Given information:

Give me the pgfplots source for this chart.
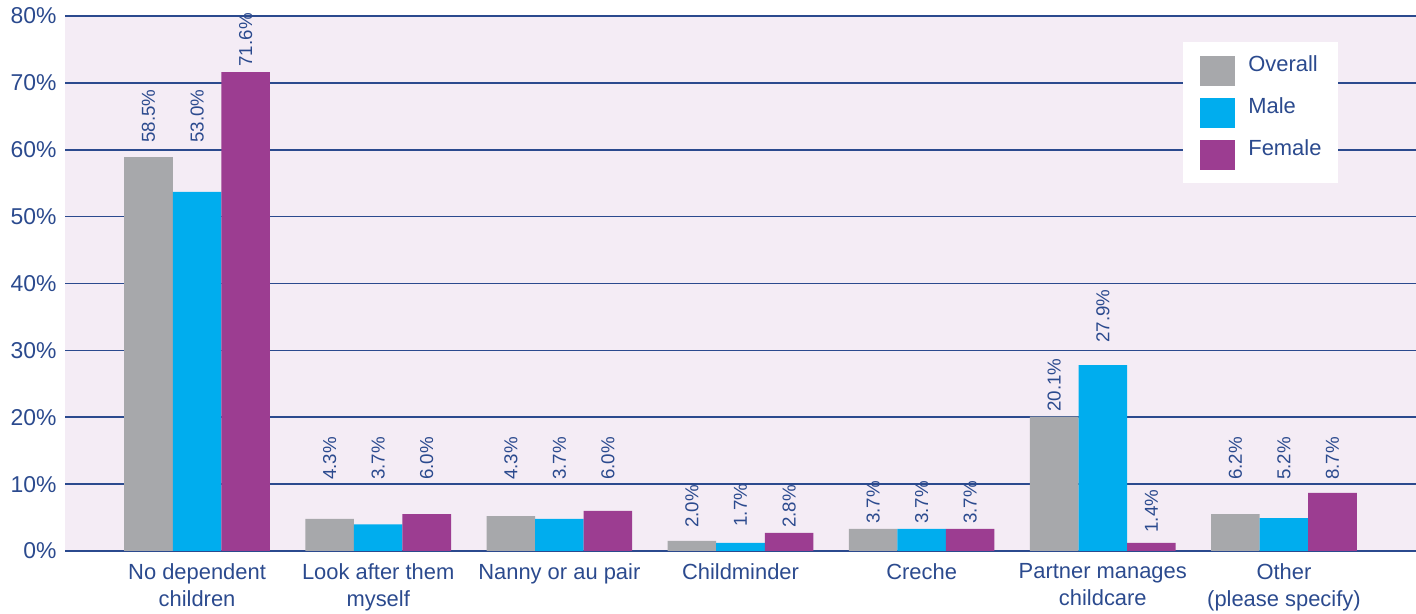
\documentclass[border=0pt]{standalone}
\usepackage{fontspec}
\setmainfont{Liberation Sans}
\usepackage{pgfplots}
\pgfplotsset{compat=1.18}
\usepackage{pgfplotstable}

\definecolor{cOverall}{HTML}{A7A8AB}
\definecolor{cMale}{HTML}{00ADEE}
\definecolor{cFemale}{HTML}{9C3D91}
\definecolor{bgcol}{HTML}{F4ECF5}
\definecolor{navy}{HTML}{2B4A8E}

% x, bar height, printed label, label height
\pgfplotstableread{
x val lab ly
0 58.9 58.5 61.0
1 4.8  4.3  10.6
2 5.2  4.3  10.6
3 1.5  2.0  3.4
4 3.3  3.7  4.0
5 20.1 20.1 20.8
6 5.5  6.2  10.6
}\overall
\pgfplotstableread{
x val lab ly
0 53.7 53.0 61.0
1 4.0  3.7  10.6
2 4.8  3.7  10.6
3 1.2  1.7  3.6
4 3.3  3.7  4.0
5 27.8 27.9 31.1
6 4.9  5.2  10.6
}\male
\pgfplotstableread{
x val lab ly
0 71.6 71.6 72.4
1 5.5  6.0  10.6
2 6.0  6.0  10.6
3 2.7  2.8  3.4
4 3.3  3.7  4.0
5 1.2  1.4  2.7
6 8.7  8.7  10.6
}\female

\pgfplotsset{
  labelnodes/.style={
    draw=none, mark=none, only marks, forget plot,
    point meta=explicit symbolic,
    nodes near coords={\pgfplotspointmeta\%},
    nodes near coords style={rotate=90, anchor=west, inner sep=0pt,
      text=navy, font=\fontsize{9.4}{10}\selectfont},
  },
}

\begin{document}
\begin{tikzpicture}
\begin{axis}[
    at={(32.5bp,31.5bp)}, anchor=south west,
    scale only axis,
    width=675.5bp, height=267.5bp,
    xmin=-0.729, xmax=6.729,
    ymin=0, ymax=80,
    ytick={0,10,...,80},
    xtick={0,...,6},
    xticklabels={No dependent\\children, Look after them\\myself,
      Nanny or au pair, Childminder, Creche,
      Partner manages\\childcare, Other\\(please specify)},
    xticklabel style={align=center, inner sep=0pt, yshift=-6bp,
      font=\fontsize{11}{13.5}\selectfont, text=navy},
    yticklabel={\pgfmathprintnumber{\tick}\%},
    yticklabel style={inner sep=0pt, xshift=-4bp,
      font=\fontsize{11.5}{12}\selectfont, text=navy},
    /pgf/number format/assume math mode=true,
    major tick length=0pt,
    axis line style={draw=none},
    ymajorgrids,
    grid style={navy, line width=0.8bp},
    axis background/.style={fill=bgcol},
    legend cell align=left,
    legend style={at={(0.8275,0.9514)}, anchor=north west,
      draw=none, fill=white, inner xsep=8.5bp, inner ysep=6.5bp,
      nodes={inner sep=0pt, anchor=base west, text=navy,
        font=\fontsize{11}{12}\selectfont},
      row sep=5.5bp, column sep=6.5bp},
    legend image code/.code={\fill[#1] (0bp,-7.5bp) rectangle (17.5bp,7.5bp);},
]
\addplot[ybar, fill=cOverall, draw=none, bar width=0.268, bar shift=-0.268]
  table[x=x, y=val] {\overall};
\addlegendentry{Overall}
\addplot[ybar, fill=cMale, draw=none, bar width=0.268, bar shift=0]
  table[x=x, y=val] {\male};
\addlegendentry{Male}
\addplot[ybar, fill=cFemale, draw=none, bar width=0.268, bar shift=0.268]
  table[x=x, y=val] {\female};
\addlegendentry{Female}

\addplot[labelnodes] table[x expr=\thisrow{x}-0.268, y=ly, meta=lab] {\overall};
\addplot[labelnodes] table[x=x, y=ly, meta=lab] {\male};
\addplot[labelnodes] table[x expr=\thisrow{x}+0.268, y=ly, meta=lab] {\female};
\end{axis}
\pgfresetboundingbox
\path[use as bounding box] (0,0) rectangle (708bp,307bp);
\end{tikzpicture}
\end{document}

Exercise goal:
Every line of the data above should be quoted exactly. Omit the pictures.

Written solution:
Give me the pgfplots source for this chart.
\documentclass[border=0pt]{standalone}
\usepackage{fontspec}
\setmainfont{Liberation Sans}
\usepackage{pgfplots}
\pgfplotsset{compat=1.18}
\usepackage{pgfplotstable}

\definecolor{cOverall}{HTML}{A7A8AB}
\definecolor{cMale}{HTML}{00ADEE}
\definecolor{cFemale}{HTML}{9C3D91}
\definecolor{bgcol}{HTML}{F4ECF5}
\definecolor{navy}{HTML}{2B4A8E}

% x, bar height, printed label, label height
\pgfplotstableread{
x val lab ly
0 58.9 58.5 61.0
1 4.8  4.3  10.6
2 5.2  4.3  10.6
3 1.5  2.0  3.4
4 3.3  3.7  4.0
5 20.1 20.1 20.8
6 5.5  6.2  10.6
}\overall
\pgfplotstableread{
x val lab ly
0 53.7 53.0 61.0
1 4.0  3.7  10.6
2 4.8  3.7  10.6
3 1.2  1.7  3.6
4 3.3  3.7  4.0
5 27.8 27.9 31.1
6 4.9  5.2  10.6
}\male
\pgfplotstableread{
x val lab ly
0 71.6 71.6 72.4
1 5.5  6.0  10.6
2 6.0  6.0  10.6
3 2.7  2.8  3.4
4 3.3  3.7  4.0
5 1.2  1.4  2.7
6 8.7  8.7  10.6
}\female

\pgfplotsset{
  labelnodes/.style={
    draw=none, mark=none, only marks, forget plot,
    point meta=explicit symbolic,
    nodes near coords={\pgfplotspointmeta\%},
    nodes near coords style={rotate=90, anchor=west, inner sep=0pt,
      text=navy, font=\fontsize{9.4}{10}\selectfont},
  },
}

\begin{document}
\begin{tikzpicture}
\begin{axis}[
    at={(32.5bp,31.5bp)}, anchor=south west,
    scale only axis,
    width=675.5bp, height=267.5bp,
    xmin=-0.729, xmax=6.729,
    ymin=0, ymax=80,
    ytick={0,10,...,80},
    xtick={0,...,6},
    xticklabels={No dependent\\children, Look after them\\myself,
      Nanny or au pair, Childminder, Creche,
      Partner manages\\childcare, Other\\(please specify)},
    xticklabel style={align=center, inner sep=0pt, yshift=-6bp,
      font=\fontsize{11}{13.5}\selectfont, text=navy},
    yticklabel={\pgfmathprintnumber{\tick}\%},
    yticklabel style={inner sep=0pt, xshift=-4bp,
      font=\fontsize{11.5}{12}\selectfont, text=navy},
    /pgf/number format/assume math mode=true,
    major tick length=0pt,
    axis line style={draw=none},
    ymajorgrids,
    grid style={navy, line width=0.8bp},
    axis background/.style={fill=bgcol},
    legend cell align=left,
    legend style={at={(0.8275,0.9514)}, anchor=north west,
      draw=none, fill=white, inner xsep=8.5bp, inner ysep=6.5bp,
      nodes={inner sep=0pt, anchor=base west, text=navy,
        font=\fontsize{11}{12}\selectfont},
      row sep=5.5bp, column sep=6.5bp},
    legend image code/.code={\fill[#1] (0bp,-7.5bp) rectangle (17.5bp,7.5bp);},
]
\addplot[ybar, fill=cOverall, draw=none, bar width=0.268, bar shift=-0.268]
  table[x=x, y=val] {\overall};
\addlegendentry{Overall}
\addplot[ybar, fill=cMale, draw=none, bar width=0.268, bar shift=0]
  table[x=x, y=val] {\male};
\addlegendentry{Male}
\addplot[ybar, fill=cFemale, draw=none, bar width=0.268, bar shift=0.268]
  table[x=x, y=val] {\female};
\addlegendentry{Female}

\addplot[labelnodes] table[x expr=\thisrow{x}-0.268, y=ly, meta=lab] {\overall};
\addplot[labelnodes] table[x=x, y=ly, meta=lab] {\male};
\addplot[labelnodes] table[x expr=\thisrow{x}+0.268, y=ly, meta=lab] {\female};
\end{axis}
\pgfresetboundingbox
\path[use as bounding box] (0,0) rectangle (708bp,307bp);
\end{tikzpicture}
\end{document}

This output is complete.